First of all, know that you're not alone. As psychotherapist Dr. Kathryn Smerling tells Romper, even seasoned moms struggle with feeling disappointed on Mother's Day — but this holiday can be a particular letdown for first-timers with babies who "can't verbalize how much they appreciate you or buy you a card," she says.
"The gift comes from your partner who maybe isn't as sensitive as you'd like him or her to be, then it's something your partner has to do, not your child... and the holiday becomes about the expectations you have for your partner."
Indeed, I've casually observed Mother's Day slowly morph into more of a Valentine's Day type of experience for many of the mothers I know: A big, glaring opportunity for clueless partners to unwittingly mess up, laying the groundwork for a years-long grudge in the process. This is not to say that your partner isn't at fault here or that you're hoping for too much. As author Susan Shapior Barash wrote for The Huffington Post, "It isn’t that mothers don’t know that Mother’s Day is a commercialized, idealized holiday, one where we tend to hold the bar high and are apt to be let down, even without finding husbands deficient — it’s that husbands could do so much better."
I mean, she's not wrong. Partners could do better, yes. But if your partner doesn't do better this year, instead of wasting time feeling resentful, Dr. Smerling recommends taking the holiday into your own hands.
"If the disappointment happens, celebrate on your own," she says. "Meet up with other moms, have a glass of wine, appreciate each other. Don't wait for your partner."
Or if you're not willing to sacrifice your fantasy Mother's Day scenario for a get-together with the ladies, Dr. Smerling suggests making your expectations very clear to your partner (who is not a mind-reader, after all).
"Instead of waiting for him or her to do what you had in mind, make it clear this is what you'd like: flowers, brunch, a walk in the park, a gift."
Most moms want to feel appreciated and acknowledged on Mother's Day, of course, but some more than others... especially when you're celebrating for the very first time. Maybe your journey to motherhood was a long and bumpy one, maybe your pregnancy has been extra challenging. Don't feel bad about wanting to be acknowledged. As Professor of Psychology Shawn M. Burn, Ph.D., wrote for Psychology Today, that's a completely normal and understandable impulse:
"Mothers’ expectations are high due to the centrality of the mother identity to our self-concept and the large swaths of our adulthood dominated by parenting responsibilities. Being our children’s mother is one of the main things that we are."
In other words, your expectations are what they are for a reason, "and if they're not met by someone else, meet them yourself," says Dr. Smerling.
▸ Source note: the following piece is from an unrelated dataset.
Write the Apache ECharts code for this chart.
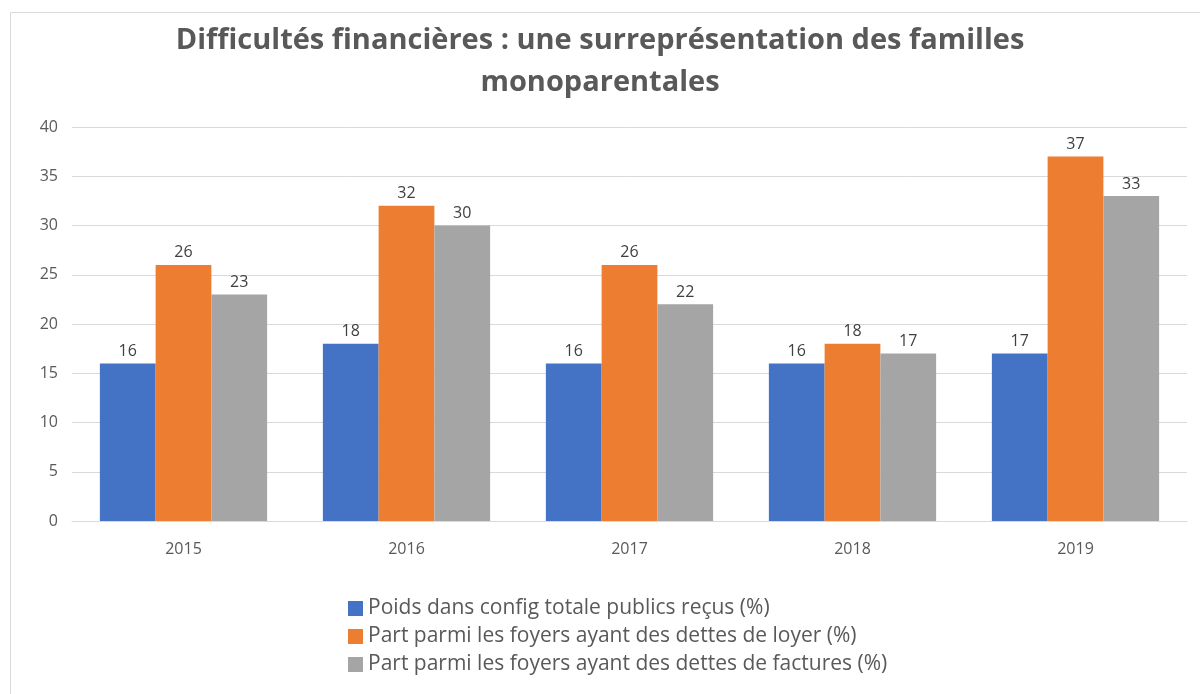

And don't be surprised if Mother's Day ends up feeling more meaningful than you expected. Even if you rolled your eyes at Hallmark cards your whole life, you might find that after becoming a parent, "your cynicism falls by the wayside and you want to celebrate because now you're a mom," Dr. Smerling says.
Just don't forget to alert your friends and family about your change of heart... and consider planning a moms-only brunch ahead of time. Because nobody appreciates what you do as a mom quite like other moms!